Problem details: Locate each line containing the string "matplotlib" and copy it out.

>> Begin Data to use

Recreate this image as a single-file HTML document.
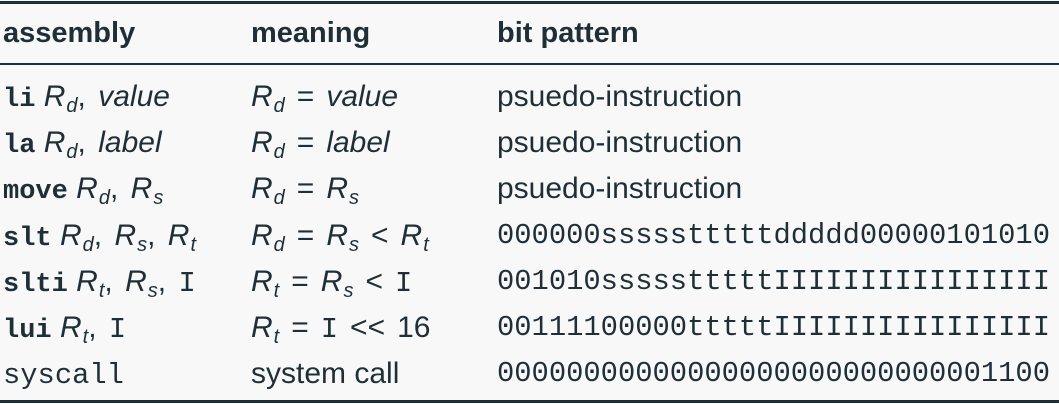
<!DOCTYPE html>
<html><head><style>
body{margin:0;width:1059px;height:404px;background:#f8f8f8;color:#1f2f38;font-family:"Liberation Sans",sans-serif;position:relative;overflow:hidden}
.r{position:absolute;height:1px;background:#1f2f38;left:0;width:1059px}
.t{position:absolute;font-size:30px;line-height:40px;white-space:nowrap}
.h{font-weight:bold;font-size:29px}
.m{font-family:"Liberation Mono",monospace;font-size:28.8px}
.mb{font-family:"Liberation Mono",monospace;font-weight:bold;font-size:27px}
i{font-style:italic}
sub{font-size:20px;vertical-align:-6px;line-height:0;font-style:italic;margin-left:1px}
.o{margin:0 12px}
.c{margin-right:4px}
</style></head><body>
<div class="r" style="top:1px;height:3px"></div>
<div class="r" style="top:63px;height:2px"></div>
<div class="r" style="top:400px;height:3px"></div>

<div class="t h" style="left:3px;top:13px">assembly</div>
<div class="t h" style="left:251px;top:13px">meaning</div>
<div class="t h" style="left:497px;top:13px">bit pattern</div>

<div class="t" style="left:3px;top:77px"><span class="mb">li</span> <i>R</i><sub>d</sub><span class="c">,</span> <i>value</i></div>
<div class="t" style="left:3px;top:123px"><span class="mb">la</span> <i>R</i><sub>d</sub><span class="c">,</span> <i>label</i></div>
<div class="t" style="left:3px;top:169px"><span class="mb">move</span> <i>R</i><sub>d</sub><span class="c">,</span> <i>R</i><sub>s</sub></div>
<div class="t" style="left:3px;top:216px"><span class="mb">slt</span> <i>R</i><sub>d</sub><span class="c">,</span> <i>R</i><sub>s</sub><span class="c">,</span> <i>R</i><sub>t</sub></div>
<div class="t" style="left:3px;top:262px"><span class="mb">slti</span> <i>R</i><sub>t</sub><span class="c">,</span> <i>R</i><sub>s</sub><span class="c">,</span> <span class="m">I</span></div>
<div class="t" style="left:3px;top:308px"><span class="mb">lui</span> <i>R</i><sub>t</sub><span class="c">,</span> <span class="m">I</span></div>
<div class="t" style="left:3px;top:354px"><span class="m">syscall</span></div>

<div class="t" style="left:251px;top:77px"><i>R</i><sub>d</sub><span class="o">=</span><i>value</i></div>
<div class="t" style="left:251px;top:123px"><i>R</i><sub>d</sub><span class="o">=</span><i>label</i></div>
<div class="t" style="left:251px;top:169px"><i>R</i><sub>d</sub><span class="o">=</span><i>R</i><sub>s</sub></div>
<div class="t" style="left:251px;top:216px"><i>R</i><sub>d</sub><span class="o">=</span><i>R</i><sub>s</sub><span class="o">&lt;</span><i>R</i><sub>t</sub></div>
<div class="t" style="left:251px;top:262px"><i>R</i><sub>t</sub><span class="o">=</span><i>R</i><sub>s</sub><span class="o">&lt;</span><span class="m">I</span></div>
<div class="t" style="left:251px;top:308px"><i>R</i><sub>t</sub><span class="o">=</span><span class="m">I</span><span class="o">&lt;&lt;</span>16</div>
<div class="t" style="left:251px;top:354px">system call</div>

<div class="t" style="left:497px;top:77px">psuedo-instruction</div>
<div class="t" style="left:497px;top:123px">psuedo-instruction</div>
<div class="t" style="left:497px;top:169px">psuedo-instruction</div>
<div class="t m" style="left:497px;top:216px">000000ssssstttttddddd00000101010</div>
<div class="t m" style="left:497px;top:262px">001010ssssstttttIIIIIIIIIIIIIIII</div>
<div class="t m" style="left:497px;top:308px">00111100000tttttIIIIIIIIIIIIIIII</div>
<div class="t m" style="left:497px;top:354px">00000000000000000000000000001100</div>
</body></html>
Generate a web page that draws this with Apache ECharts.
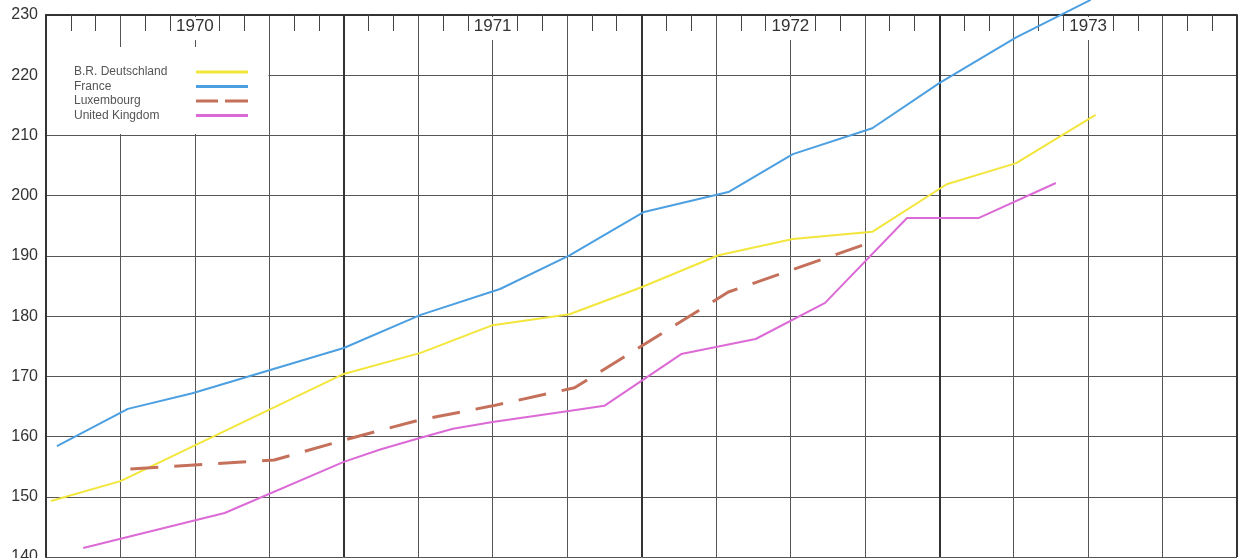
<!DOCTYPE html>
<html><head><meta charset="utf-8">
<script src="https://cdn.jsdelivr.net/npm/echarts@6/dist/echarts.min.js"></script>
<style>html,body{margin:0;padding:0;background:#fff}#c{width:1244px;height:558px}</style>
</head><body><div id="c"></div>
<script>
// x = months since January 1970, y = index value
const seriesNames = ['B.R. Deutschland', 'France', 'Luxembourg', 'United Kingdom'];
const yearLabels = ['1970', '1971', '1972', '1973'];
const deutschland = [[0.2,149.3],[3.0,152.6],[12.0,170.4],[15.1,173.9],[18.0,178.5],[21.1,180.3],[24.0,184.8],[27.1,190.1],[30.1,192.8],[33.3,194.0],[36.3,201.9],[39.1,205.4],[42.3,213.4]];
const france = [[0.44,158.4],[3.3,164.6],[5.9,167.2],[9.0,171.0],[12.0,174.7],[15.1,180.2],[18.3,184.5],[21.1,190.1],[24.1,197.3],[27.5,200.6],[30.1,206.9],[33.3,211.2],[36.0,218.7],[39.1,226.3],[42.1,232.5]];
const luxembourg = [[3.4,154.6],[9.2,156.1],[12.0,159.4],[15.0,162.7],[18.0,165.1],[21.3,168.1],[27.5,184.0],[33.2,192.2]];
const unitedKingdom = [[1.5,141.5],[7.2,147.3],[12.0,155.8],[13.5,157.9],[15.1,159.8],[16.4,161.3],[18.0,162.4],[21.0,164.2],[22.5,165.1],[25.6,173.7],[28.6,176.2],[31.4,182.2],[34.7,196.3],[37.6,196.3],[40.7,202.1]];
const seriesData = [deutschland, france, luxembourg, unitedKingdom];
const colors = ['#f2e63c', '#4c9fe0', '#c4705a', '#dc6ad6'];

const FONT = '"Liberation Sans", Arial, Helvetica, sans-serif';
const chart = echarts.init(document.getElementById('c'), null, {renderer: 'canvas'});
const solidIcon = 'path://M0,0H52V3H0Z';
const dashIcon = 'path://M0,0H22V3H0Z M29,0H52V3H29Z';

chart.setOption({
  backgroundColor: '#ffffff',
  animation: false,
  grid: {left: 46, right: 7, top: 15, bottom: 1, containLabel: false, outerBoundsMode: 'none'},
  xAxis: [{
    type: 'value', position: 'top', min: 0, max: 48, interval: 3,
    axisLine: {show: true, lineStyle: {color: '#333', width: 2}},
    axisTick: {show: false, inside: true},
    minorTick: {show: true, splitNumber: 3, length: 16, lineStyle: {color: '#444', width: 1}},
    axisLabel: {
      inside: true, margin: 2,
      formatter: function (v) { return (v % 12 === 6) ? '{y|' + yearLabels[(v - 6) / 12] + '}' : ''; },
      rich: {y: {fontSize: 17, color: '#333', fontFamily: FONT, backgroundColor: '#fff', padding: [1, 1, 5, 1]}}
    },
    splitLine: {show: true, lineStyle: {color: '#555', width: 1}}
  }, {
    type: 'value', position: 'bottom', min: 0, max: 48, interval: 12,
    axisLine: {show: false}, axisTick: {show: false}, axisLabel: {show: false},
    splitLine: {show: true, lineStyle: {color: '#333', width: 2}}
  }],
  yAxis: {
    type: 'value', min: 140, max: 230, interval: 10,
    axisLine: {show: true, lineStyle: {color: '#333', width: 2}},
    axisTick: {show: false},
    axisLabel: {fontSize: 16, color: '#333', margin: 8, fontFamily: FONT},
    splitLine: {show: true, lineStyle: {color: '#555', width: 1}}
  },
  legend: {
    orient: 'vertical', left: 74, top: 65, align: 'right', padding: 0,
    itemWidth: 52, itemHeight: 3, itemGap: 0.5,
    itemStyle: {borderWidth: 0},
    data: seriesNames.map(function (n, i) { return {name: n, icon: i === 2 ? dashIcon : solidIcon}; }),
    formatter: function (n) { return '{t|' + n + '}'; },
    textStyle: {lineHeight: 14, rich: {t: {width: 117, height: 14, align: 'left', fontSize: 12, lineHeight: 14, color: '#555', fontFamily: FONT}}}
  },
  graphic: [{
    type: 'rect', z: 1, silent: true,
    shape: {x: 47, y: 47, width: 221.5, height: 87},
    style: {fill: '#ffffff'}
  }],
  series: seriesNames.map(function (n, i) {
    return {
      name: n, type: 'line', data: seriesData[i], symbol: 'none', clip: false,
      color: colors[i], z: 3,
      lineStyle: {color: colors[i], width: i === 2 ? 3 : 2, type: i === 2 ? [28, 16] : 'solid'}
    };
  })
});
</script></body></html>
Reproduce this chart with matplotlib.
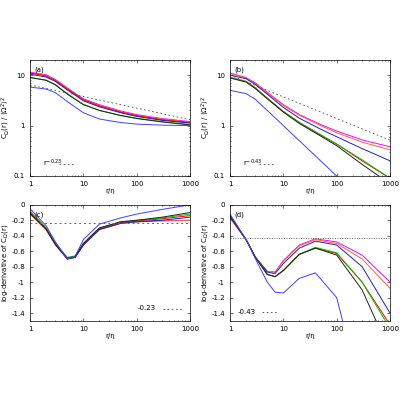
import numpy as np
import matplotlib
matplotlib.use("Agg")
from matplotlib import pyplot as plt

plt.rcParams['font.size'] = 5

# panel (a): C(r)/<Omega^2>
ra = [1, 2, 3, 5, 10, 20, 50, 100, 300, 1000]
a_curves = {
    'magenta': [11.5, 10.2, 8.2, 5.6, 3.4, 2.6, 1.95, 1.65, 1.38, 1.2],
    'orange': [11.2, 9.8, 7.9, 5.4, 3.3, 2.5, 1.9, 1.6, 1.34, 1.17],
    'red': [11.0, 9.6, 7.8, 5.3, 3.25, 2.45, 1.85, 1.57, 1.3, 1.15],
    'darkblue': [10.5, 9.2, 7.5, 5.1, 3.1, 2.35, 1.8, 1.52, 1.27, 1.12],
    'green': [9.0, 8.0, 6.5, 4.3, 2.65, 2.0, 1.6, 1.4, 1.2, 1.05],
    'black': [9.0, 7.9, 6.4, 4.2, 2.6, 2.0, 1.58, 1.38, 1.18, 1.03],
    'blue': [5.8, 5.3, 4.5, 3.0, 1.8, 1.35, 1.15, 1.07, 1.02, 1.0],
}
# panel (b)
b_curves = {
    'magenta': [11.0, 9.0, 7.0, 4.6, 2.6, 1.65, 1.05, 0.78, 0.52, 0.38],
    'orange': [10.8, 8.8, 6.8, 4.4, 2.5, 1.6, 1.0, 0.72, 0.47, 0.33],
    'darkblue': [10.0, 8.5, 6.5, 4.2, 2.3, 1.4, 0.85, 0.6, 0.35, 0.2],
    'red': [9.0, 7.5, 5.6, 3.5, 1.9, 1.15, 0.65, 0.43, 0.2, 0.09],
    'green': [9.0, 7.5, 5.5, 3.5, 1.9, 1.15, 0.66, 0.43, 0.21, 0.09],
    'black': [8.8, 7.3, 5.4, 3.4, 1.85, 1.1, 0.62, 0.4, 0.17, 0.07],
    'blue': [5.0, 4.3, 3.3, 2.0, 1.0, 0.5, 0.2, 0.1, 0.03, 0.01],
}
# panel (c): log-derivative
rc = [1, 2, 3, 5, 7, 10, 20, 50, 100, 300, 1000]
c_curves = {
    'magenta': [-0.08, -0.3, -0.5, -0.7, -0.68, -0.52, -0.32, -0.24, -0.22, -0.2, -0.2],
    'orange': [-0.08, -0.3, -0.5, -0.7, -0.68, -0.52, -0.32, -0.24, -0.22, -0.21, -0.2],
    'red': [-0.12, -0.32, -0.52, -0.7, -0.68, -0.52, -0.31, -0.23, -0.21, -0.18, -0.14],
    'darkblue': [-0.1, -0.31, -0.51, -0.7, -0.68, -0.52, -0.32, -0.24, -0.22, -0.2, -0.16],
    'green': [-0.1, -0.3, -0.5, -0.68, -0.66, -0.5, -0.3, -0.22, -0.2, -0.17, -0.12],
    'black': [-0.11, -0.31, -0.51, -0.69, -0.67, -0.5, -0.3, -0.22, -0.2, -0.16, -0.1],
    'blue': [-0.05, -0.27, -0.48, -0.7, -0.67, -0.45, -0.25, -0.17, -0.12, -0.06, 0.0],
}
# panel (d)
rd = [1, 2, 3, 5, 7, 10, 20, 40, 100, 300, 1000]
d_curves = {
    'magenta': [-0.17, -0.45, -0.68, -0.86, -0.87, -0.72, -0.52, -0.44, -0.48, -0.65, -1.0],
    'orange': [-0.17, -0.45, -0.68, -0.86, -0.87, -0.73, -0.53, -0.45, -0.5, -0.7, -1.08],
    'darkblue': [-0.15, -0.45, -0.68, -0.87, -0.89, -0.76, -0.56, -0.47, -0.52, -0.8, -1.4],
    'red': [-0.14, -0.45, -0.68, -0.9, -0.93, -0.85, -0.64, -0.56, -0.63, -1.0, -1.55],
    'green': [-0.14, -0.45, -0.68, -0.9, -0.93, -0.85, -0.64, -0.55, -0.62, -1.0, -1.6],
    'black': [-0.15, -0.45, -0.68, -0.9, -0.93, -0.85, -0.64, -0.56, -0.65, -1.1, -1.9],
    'blue': [-0.12, -0.45, -0.70, -1.0, -1.13, -1.14, -0.95, -0.88, -1.2, -2.5, -4.0],
}
colors = {'magenta': '#ff00ff', 'orange': '#ff6040', 'red': '#ff0000', 'darkblue': '#2020b0',
          'green': '#00c000', 'black': '#202020', 'blue': '#4040ff'}

fig = plt.figure(figsize=(4, 4), dpi=100)
pos = {'a': [0.075, 0.56, 0.40, 0.29], 'b': [0.575, 0.56, 0.40, 0.29],
       'c': [0.075, 0.198, 0.40, 0.29], 'd': [0.575, 0.198, 0.40, 0.29]}
axes = {k: fig.add_axes(v) for k, v in pos.items()}


def style(ax):
    ax.set_xscale('log')
    ax.set_xlim(1, 1000)
    ax.tick_params(which='both', direction='in', top=True, right=True, length=2, width=0.4)
    ax.tick_params(which='minor', length=1)
    ax.set_xticks([1, 10, 100, 1000])
    ax.set_xticklabels(['1', '10', '100', '1000'])
    ax.set_xlabel('r/η', labelpad=1)
    for s in ax.spines.values():
        s.set_linewidth(0.5)


for k, data, r in [('a', a_curves, ra), ('b', b_curves, ra), ('c', c_curves, rc), ('d', d_curves, rd)]:
    ax = axes[k]
    for name, vals in data.items():
        ax.plot(r, vals, color=colors[name], lw=0.7)
    style(ax)
    ax.text(1.3, 0.93, '(%s)' % k, transform=ax.transAxes, fontsize=5, va='top') if False else \
        ax.text(0.03, 0.94, '(%s)' % k, transform=ax.transAxes, fontsize=5, va='top')

rr = np.array([1, 1000])
for k, p, coef in [('a', 0.23, 6.4), ('b', 0.43, 10.0)]:
    ax = axes[k]
    ax.plot(rr, coef * rr ** (-p), color='0.3', lw=0.6, ls=(0, (2, 3)))
    ax.set_yscale('log')
    ax.set_ylim(0.1, 20)
    ax.set_yticks([0.1, 1, 10])
    ax.set_yticklabels(['0.1', '1', '10'])
    ax.set_ylabel(r'C$_{\Omega}$(r) / $\langle\Omega^2\rangle^2$', labelpad=1)
    ax.text(0.08, 0.11, r'r$^{-%.2f}$' % p, transform=ax.transAxes, fontsize=5, va='center')
    ax.plot([0.18, 0.27], [0.1, 0.1], transform=ax.transAxes, color='0.3', lw=0.6, ls=(0, (2, 3)))

for k, p in [('c', 0.23), ('d', 0.43)]:
    ax = axes[k]
    ax.axhline(-p, color='0.4', lw=0.7, ls=(0, (2, 3)) if k == 'c' else (0, (1, 1.5)))
    ax.set_ylim(-1.5, 0)
    ax.set_yticks(np.arange(-1.4, 0.01, 0.2))
    ax.set_yticklabels(['-1.4', '-1.2', '-1', '-0.8', '-0.6', '-0.4', '-0.2', '0'])
    ax.set_ylabel(r'log-derivative of C$_{\Omega}$(r)', labelpad=1)
    if k == 'c':
        ax.text(0.67, 0.11, '-%.2f' % p, transform=ax.transAxes, fontsize=5, va='center')
        ax.plot([0.83, 0.95], [0.1, 0.1], transform=ax.transAxes, color='0.3', lw=0.6, ls=(0, (2, 3)))
    else:
        ax.text(0.05, 0.08, '-%.2f' % p, transform=ax.transAxes, fontsize=5, va='center')
        ax.plot([0.2, 0.3], [0.08, 0.08], transform=ax.transAxes, color='0.3', lw=0.6, ls=(0, (2, 3)))

fig.savefig('out.png', dpi=100)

>> End Data to use

Answer to the task:
Reproduce this chart with matplotlib.
import matplotlib
matplotlib.use("Agg")
from matplotlib import pyplot as plt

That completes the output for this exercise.